The Beijing Taipei Cat And Mouse Game Gets Trickier
Call it Taiwan's year of living dangerously. China's leaders are as determined as ever to snuff out any sentiment for independence on the island. But Beijing needs to avoid a blowup over Taiwan that could damage a smooth transition to Chinese rule in Hong Kong. So the Chinese are moving to strengthen economic ties with Taiwan instead, hoping to make the island more dependent on the mainland. In late January, they suddenly agreed to a longstanding Taiwan proposal to lift a 48-year ban on shipping between the two rivals. The deal will allow local vessels registered under foreign flags to carry goods between Taiwan and China.
But the shipping agreement is anything but a sign of thaw in the frosty political relations between Taiwan and China. Wary of China's embrace, Taiwan President Lee Teng-hui is trying to keep a brake on such initiatives. He's pushing to expand Taiwan's links with the rest of the world while the Chinese are occupied in Hong Kong.
What has changed in this cat-and-mouse game are Beijing's tactics. If Beijing can adeptly take control over free-wheeling Hong Kong, then it has a model for reunification it can try to extend to Taiwan. By adopting Taiwan's shipping proposal, Beijing is hoping to demonstrate to the international community that it can deal "peacefully and flexibly" with Taipei, says Andrew Yang, secretary general of the Council of Advanced Policy Studies in Taipei.
Deeply suspicious of Beijing's motives, President Lee views 1997 as a window of opportunity to step up Taiwan's quest for wider diplomatic recognition. It's less likely that China will retaliate with military pressure against Taiwan while trying to orchestrate peaceful reunification with Hong Kong. Taiwan Vice-President Lien Chan has been traveling around the globe to drum up international support. Recently, he visited the Vatican to invite the Pope to come to Taipei. Tibet's exiled leader, the Dalai Lama, may visit in the spring. "Taiwan's foreign policy is very aggressive," says political scientist David Zweig at Hong Kong University of Science & Technology.
President Lee hasn't softened his line. Fearing that Taiwan is becoming too economically dependent on China, he is actively discouraging new large-scale investments on the mainland, where Taiwanese already have a $30 billion stake. The Economic Affairs Ministry is considering banning investments of $30 million and up until Beijing resumes official talks cut off 18 months ago.

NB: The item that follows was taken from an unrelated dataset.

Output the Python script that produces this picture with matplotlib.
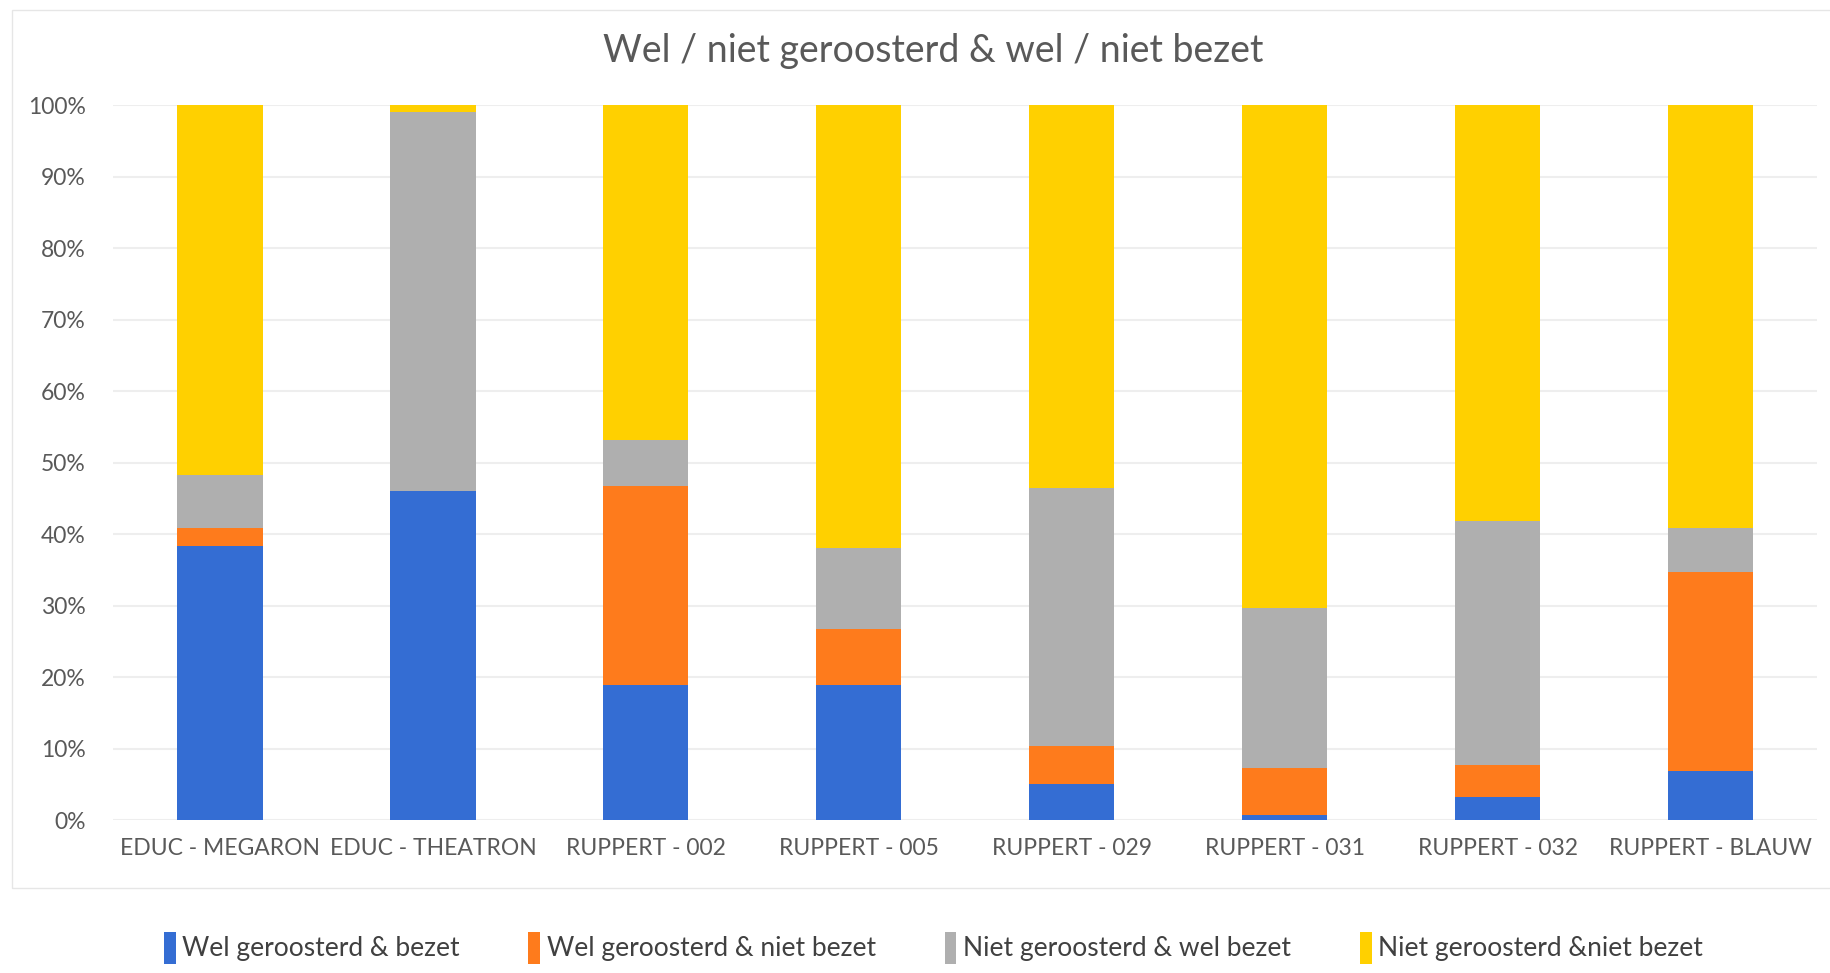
import matplotlib
matplotlib.use('Agg')
import matplotlib.pyplot as plt
from matplotlib.patches import Rectangle, Patch
import numpy as np

plt.rcParams['font.family'] = ['Lato', 'DejaVu Sans']

lokalen = ['EDUC - MEGARON', 'EDUC - THEATRON', 'RUPPERT - 002', 'RUPPERT - 005',
           'RUPPERT - 029', 'RUPPERT - 031', 'RUPPERT - 032', 'RUPPERT - BLAUW']

# percentages per category (reading off the picture)
wel_bezet = [38.3, 46.0, 18.9, 18.9, 5.1, 0.8, 3.3, 6.9]
wel_niet_bezet = [2.6, 0.0, 27.8, 7.9, 5.3, 6.5, 4.4, 27.8]
niet_wel_bezet = [7.4, 53.0, 6.5, 11.2, 36.1, 22.4, 34.1, 6.2]
niet_niet_bezet = [51.7, 1.0, 46.8, 62.0, 53.5, 70.3, 58.2, 59.1]

series = [wel_bezet, wel_niet_bezet, niet_wel_bezet, niet_niet_bezet]
labels = ['Wel geroosterd & bezet', 'Wel geroosterd & niet bezet',
          'Niet geroosterd & wel bezet', 'Niet geroosterd &niet bezet']
colors = ['#346DD3', '#FE7B1C', '#AFAFAF', '#FFD000']

fig = plt.figure(figsize=(18.3, 9.73), dpi=100)
ax = fig.add_axes([0.062, 0.157, 0.931, 0.735])

x = np.arange(len(lokalen))
bottom = np.zeros(len(lokalen))
for vals, c in zip(series, colors):
  vals = np.array(vals)
  ax.bar(x, vals, 0.4, bottom=bottom, color=c, zorder=3)
  bottom += vals

ax.set_xlim(-0.5, len(lokalen) - 0.5)
ax.set_ylim(0, 100)
ax.set_yticks(np.arange(0, 101, 10))
ax.set_yticklabels(['%d%%' % v for v in range(0, 101, 10)])
ax.set_xticks(x)
ax.set_xticklabels(lokalen)
ax.yaxis.grid(True, color='#EEEEEE', linewidth=1.5, zorder=0)
for s in ax.spines.values():
  s.set_visible(False)
ax.tick_params(length=0, colors='#595959', labelsize=16.5)
ax.tick_params(axis='y', pad=20)
ax.tick_params(axis='x', pad=13)

fig.text(0.51, 0.948, 'Wel / niet geroosterd & wel / niet bezet', ha='center',
         va='center', fontsize=27, color='#595959')

# faint chart frame
fig.patches.append(Rectangle((0.0066, 0.087), 1.0, 0.903, transform=fig.transFigure,
                             fill=False, edgecolor='#E6E6E6', linewidth=1))

handles = [Patch(facecolor=c, edgecolor='none') for c in colors]
fig.legend(handles, labels, loc='center', bbox_to_anchor=(0.51, 0.026), ncol=4,
           frameon=False, fontsize=19, handlelength=0.45, handleheight=1.5,
           handletextpad=0.25, columnspacing=2.6, labelcolor='#404040')

fig.savefig('out.png')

BIG WIN. These days, though, Beijing feels it has the upper hand. Top Chinese officials have been dispatched to Africa and Latin America to win over nations that still maintain diplomatic links with Taiwan. In a major victory, South Africa announced plans in November to break relations with Taipei in favor of Beijing. At the U.N., Beijing initially vetoed a proposal to send a U.N. force to police an accord that ended the civil war in Guatemala, which has close ties to Taiwan. China relented only after Guatemala agreed to stop supporting Taiwan's entry into the U.N. "They are trying to limit Taiwan's international space," says a Western diplomat in Beijing.
The other form of pressure on Taiwan, Beijing's economic charm offensive, is intended to turn up the heat on President Lee from Taiwanese business leaders eager to invest more in the mainland. As Beijing sees it, the greater its economic contacts, the greater its political leverage. Recently, Beijing allowed Taiwan's China Air Lines Ltd. to set up an office in the Chinese capital. And China's central bank has approved the first joint-venture bank between China and Taiwan, to be set up in Shanghai. Beijing also wants direct mail and air-transportation links.
Working in Beijing's favor is the warming trend in U.S.-China relations. "We are worried that the U.S. could sacrifice Taiwan's interests in the process of making a reconciliation with China," says Yang. But it will take more than a shipping deal to convince Taiwan of Beijing's good intentions.